Из числа забавных анекдотов об актерах-любителях (все они обожают играть трагедии) я расскажу один, напечатанный в Бабийяре {23}.
«Некий башмачник, с большим искусством обувавший ножки наших красавиц и заслуживший за это громкую известность, по воскресным дням всегда надевал котурны. Однажды он поссорился с декоратором. Последний должен был в пятом акте принести на сцену кинжал и положить его на алтарь. Из мести к башмачнику он заменил кинжал сапожным резаком. В пылу декламации башмачник, игравший принца, не заметил этого и в конце пьесы, готовясь лишить себя жизни, на глазах всей публики вместо кинжала схватил безобидный инструмент, которым зарабатывал себе пропитание!» Можно судить о взрыве хохота, вызванном развязкой, столь далекой от трагизма!
214. Колизей {24}
Мы не римляне; мы не захотели построить амфитеатр, который просуществовал бы восемнадцать столетий, мы не захотели собирать в нем двести тысяч зрителей.
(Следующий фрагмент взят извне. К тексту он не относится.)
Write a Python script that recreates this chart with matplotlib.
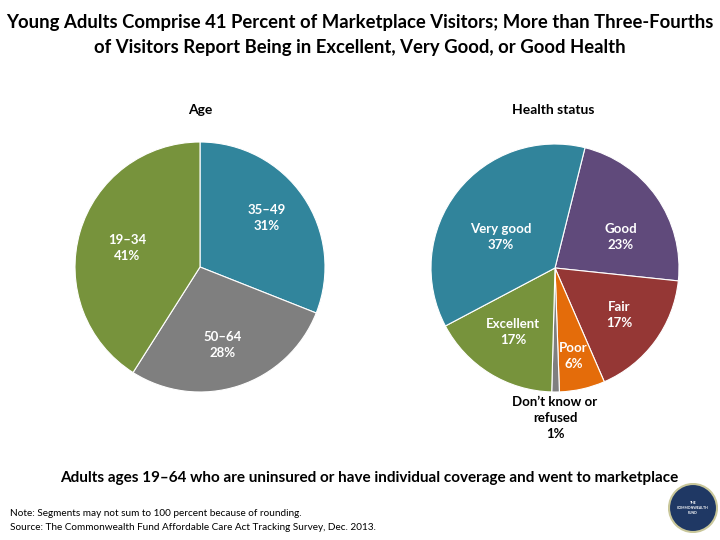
import matplotlib
matplotlib.use('Agg')
import matplotlib.pyplot as plt
from matplotlib.patches import Circle

plt.rcParams['font.family'] = ['Lato', 'DejaVu Sans']

# Age pie data (clockwise from top)
age_labels = ['35–49', '50–64', '19–34']
age_values = [31, 28, 41]
age_colors = ['#31859C', '#7F7F7F', '#77933C']
age_text_pos = [(0.53, 0.39), (0.18, -0.62), (-0.58, 0.15)]

# Health status pie data (clockwise)
health_labels = ['Good', 'Fair', 'Poor', 'Don’t know or\nrefused', 'Excellent', 'Very good']
health_values = [23, 17, 6, 1, 17, 37]
health_colors = ['#604A7B', '#953735', '#E46C0A', '#7F7F7F', '#77933C', '#31849B']
health_text_pos = [(0.53, 0.25), (0.52, -0.38), (0.15, -0.71), (0.0, -1.21),
                   (-0.34, -0.52), (-0.44, 0.25)]
health_text_color = ['white', 'white', 'white', 'black', 'white', 'white']

W, H = 720, 540
fig = plt.figure(figsize=(7.2, 5.4), dpi=100)


def px_axes(x0, y0, x1, y1):
    # pixel box (top-left origin) -> figure axes
    return fig.add_axes([x0 / W, 1 - y1 / H, (x1 - x0) / W, (y1 - y0) / H])


fig.text(0.5, 1 - 35 / H,
         'Young Adults Comprise 41 Percent of Marketplace Visitors; More than Three-Fourths\n'
         'of Visitors Report Being in Excellent, Very Good, or Good Health',
         ha='center', va='center', fontsize=13.3, fontweight='bold', linespacing=1.55)

# Age pie
ax1 = px_axes(75, 142, 325, 392)
ax1.pie(age_values, colors=age_colors, startangle=90, counterclock=False,
        radius=1, wedgeprops=dict(edgecolor='white', linewidth=0.8))
for lab, v, (x, y) in zip(age_labels, age_values, age_text_pos):
    ax1.text(x, y, f'{lab}\n{v}%', ha='center', va='center', color='white',
             fontsize=9.5, fontweight='bold', linespacing=1.4)
ax1.set_xlim(-1, 1)
ax1.set_ylim(-1, 1)
ax1.set_aspect('equal')
ax1.axis('off')
fig.text(200 / W, 1 - 110 / H, 'Age', ha='center', va='center',
         fontsize=10, fontweight='bold')

# Health pie
ax2 = px_axes(431, 144, 679, 392)
ax2.pie(health_values, colors=health_colors, startangle=76, counterclock=False,
        radius=1, wedgeprops=dict(edgecolor='white', linewidth=0.8))
for lab, v, (x, y), c in zip(health_labels, health_values, health_text_pos,
                             health_text_color):
    ax2.text(x, y, f'{lab}\n{v}%', ha='center', va='center', color=c,
             fontsize=9.5, fontweight='bold', linespacing=1.4, clip_on=False)
ax2.set_xlim(-1, 1)
ax2.set_ylim(-1, 1)
ax2.set_aspect('equal')
ax2.axis('off')
fig.text(553 / W, 1 - 110 / H, 'Health status', ha='center', va='center',
         fontsize=10, fontweight='bold')

fig.text(369 / W, 1 - 478 / H,
         'Adults ages 19–64 who are uninsured or have individual coverage and went to marketplace',
         ha='center', va='center', fontsize=11, fontweight='bold')

fig.text(10 / W, 1 - 513 / H,
         'Note: Segments may not sum to 100 percent because of rounding.',
         ha='left', va='center', fontsize=7.2)
fig.text(10 / W, 1 - 527 / H,
         'Source: The Commonwealth Fund Affordable Care Act Tracking Survey, Dec. 2013.',
         ha='left', va='center', fontsize=7.2)

# logo
lax = px_axes(668, 483, 718, 533)
lax.set_xlim(-1, 1)
lax.set_ylim(-1, 1)
lax.set_aspect('equal')
lax.axis('off')
lax.add_patch(Circle((0, 0), 0.96, facecolor='#1F3864', edgecolor='#C9C79A', linewidth=1.5))
lax.text(0, 0, 'THE\nCOMMONWEALTH\nFUND', ha='center', va='center',
         color='white', fontsize=2.5, fontweight='bold', linespacing=1.3)

fig.savefig('out.png', dpi=100)
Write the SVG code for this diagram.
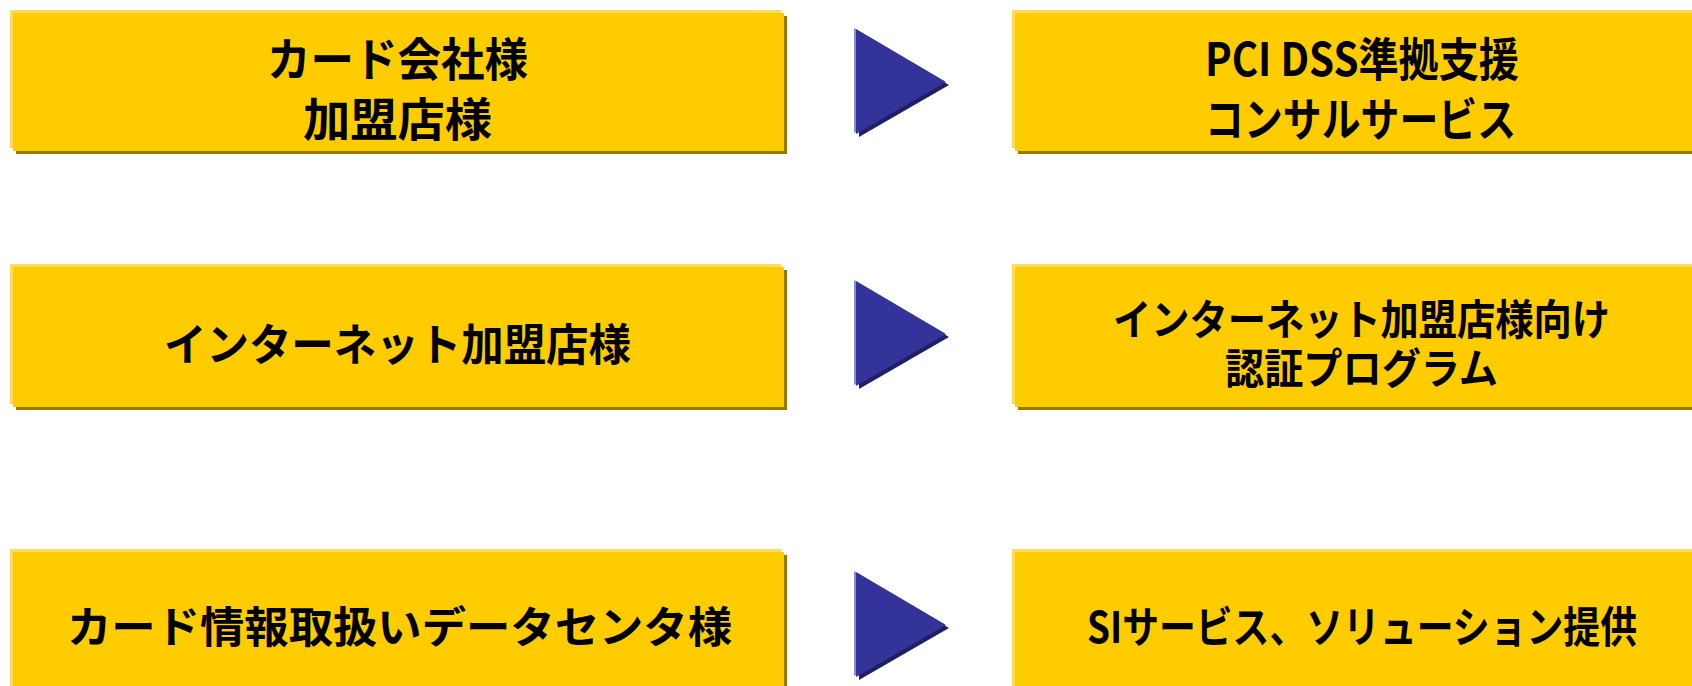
<svg xmlns="http://www.w3.org/2000/svg" width="1692" height="686" viewBox="0 0 1692 686">
<style>
.lt{fill:#FFDB5A}
.fl{fill:#FFCC00}
.sh{fill:#997700}
.ah{fill:#8C8CC6}
.am{fill:#333399}
.as{fill:#1F1F66}
text{font-family:"Noto Sans CJK JP","Noto Sans",sans-serif;font-weight:700;fill:#000;dominant-baseline:central}
</style>
<rect width="1692" height="686" fill="#FFFFFF"/>
<g id="node-card-company">
<rect class="sh" x="16" y="16" width="771" height="138"/>
<rect class="lt" x="10" y="10" width="771" height="138"/>
<rect class="fl" x="13" y="13" width="771" height="138"/>
<text x="267" y="56" font-size="46" textLength="261" lengthAdjust="spacingAndGlyphs">カード会社様</text>
<text x="303" y="116" font-size="46" textLength="189" lengthAdjust="spacingAndGlyphs">加盟店様</text>
</g>
<g id="node-pci-dss">
<rect class="sh" x="1018" y="16" width="700" height="138"/>
<rect class="lt" x="1012" y="10" width="700" height="138"/>
<rect class="fl" x="1015" y="13" width="700" height="138"/>
<text x="1205" y="56" font-size="46" textLength="314" lengthAdjust="spacingAndGlyphs">PCI DSS準拠支援</text>
<text x="1205" y="116" font-size="46" textLength="311" lengthAdjust="spacingAndGlyphs">コンサルサービス</text>
</g>
<g id="node-internet-merchant">
<rect class="sh" x="16" y="270" width="771" height="140"/>
<rect class="lt" x="10" y="264" width="771" height="140"/>
<rect class="fl" x="13" y="267" width="771" height="140"/>
<text x="164" y="342" font-size="44" textLength="467" lengthAdjust="spacingAndGlyphs">インターネット加盟店様</text>
</g>
<g id="node-auth-program">
<rect class="sh" x="1018" y="270" width="700" height="140"/>
<rect class="lt" x="1012" y="264" width="700" height="140"/>
<rect class="fl" x="1015" y="267" width="700" height="140"/>
<text x="1113" y="316" font-size="42" textLength="497" lengthAdjust="spacingAndGlyphs">インターネット加盟店様向け</text>
<text x="1225" y="365" font-size="42" textLength="273" lengthAdjust="spacingAndGlyphs">認証プログラム</text>
</g>
<g id="node-datacenter">
<rect class="sh" x="16" y="555" width="771" height="160"/>
<rect class="lt" x="10" y="549" width="771" height="160"/>
<rect class="fl" x="13" y="552" width="771" height="160"/>
<text x="67" y="624" font-size="43" textLength="665" lengthAdjust="spacingAndGlyphs">カード情報取扱いデータセンタ様</text>
</g>
<g id="node-si-service">
<rect class="sh" x="1018" y="555" width="700" height="160"/>
<rect class="lt" x="1012" y="549" width="700" height="160"/>
<rect class="fl" x="1015" y="552" width="700" height="160"/>
<text x="1087" y="624" font-size="43" textLength="550" lengthAdjust="spacingAndGlyphs">SIサービス、ソリューション提供</text>
</g>
<g id="connectors">
<g id="arrow-1">
<polygon class="as" points="859,32 859,137 949,85"/>
<polygon class="ah" points="854,28 854,133 944,81"/>
<polygon class="am" points="856,29 856,134 946,82"/>
</g>
<g id="arrow-2">
<polygon class="as" points="859,284 859,389 949,337"/>
<polygon class="ah" points="854,280 854,385 944,333"/>
<polygon class="am" points="856,281 856,386 946,334"/>
</g>
<g id="arrow-3">
<polygon class="as" points="859,575 859,680 949,628"/>
<polygon class="ah" points="854,571 854,676 944,624"/>
<polygon class="am" points="856,572 856,677 946,625"/>
</g>
</g>
</svg>
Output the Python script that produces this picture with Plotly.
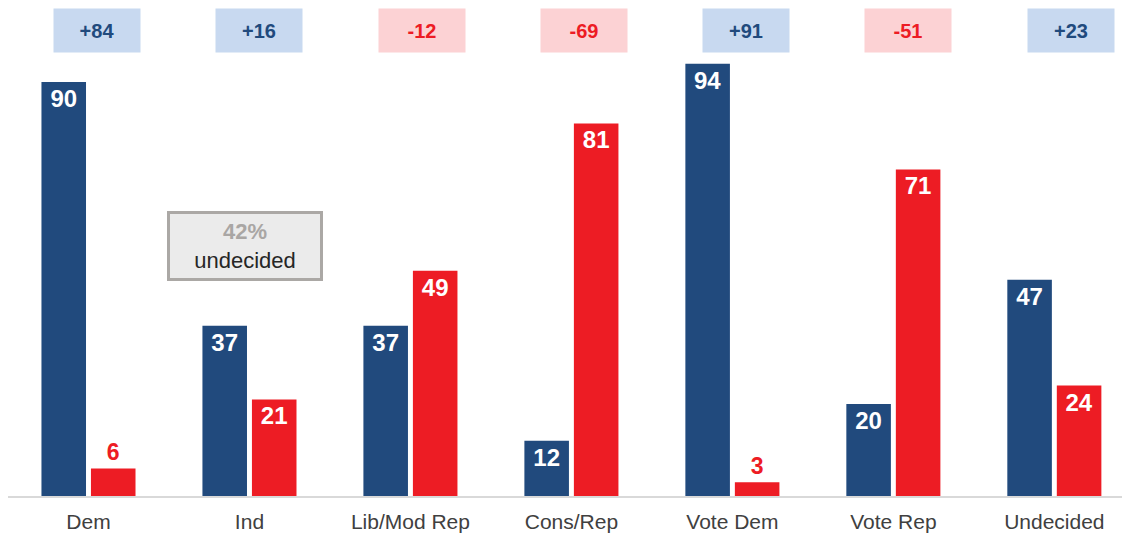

Это было бы не под силу парижской полиции. Мы решили только позаимствовать название одного из самых величественных памятников Рима, да и название-то изуродовали, так как великолепный римский памятник назывался Колосеем. Наш же Колизей через десять лет после постройки начинает уже превращаться в развалины. Им завладели кредиторы, но они не смогли сговориться. Колизей закрыли. Единственное, что было в нем хорошего, — это место, на котором он построен; лучшего нельзя себе и представить. Внутри этого караван-сарая все навевало печаль: унылые симфонии, жалкие или ребяческие танцы, сражения на грязной, тинистой воде, однообразные фейерверки, утомительная толчея или наводящая тоску пустыня — вот и все развлечения.
Им на смену явился Китайский домик — новый храм, приют полной праздности, отнимающий у драматических спектаклей целую толпу зрителей.
Там каждый служит друг другу зрелищем: Адонисы с мертвенно-бледными лицами, Нарциссы, любующиеся на свои изображения в зеркалах, оперные герои, напевающие легонькие арии, длинноволосые фаты, Лаисы с высоко закинутыми головами, — их там целая толпа.
Когда сравниваешь все эти увеселительные сады с лондонскими очаровательными уголками подобного же типа, то убеждаешься, что французу известен только один род удовольствий, — это на других посмотреть и себя показать. Вкусы англичанина живее, разнообразнее, глубже, он не живет тщеславием, чванством, украшениями, мишурой, не довольствуется топтаньем взад и вперед тысячу раз по одному и тому же месту. Он требует более содержательных развлечений. Разница в форме правления чувствуется в контрасте между холодным изяществом наших собраний и изобилием разнообразных и остроумных удовольствий, существующих в Англии.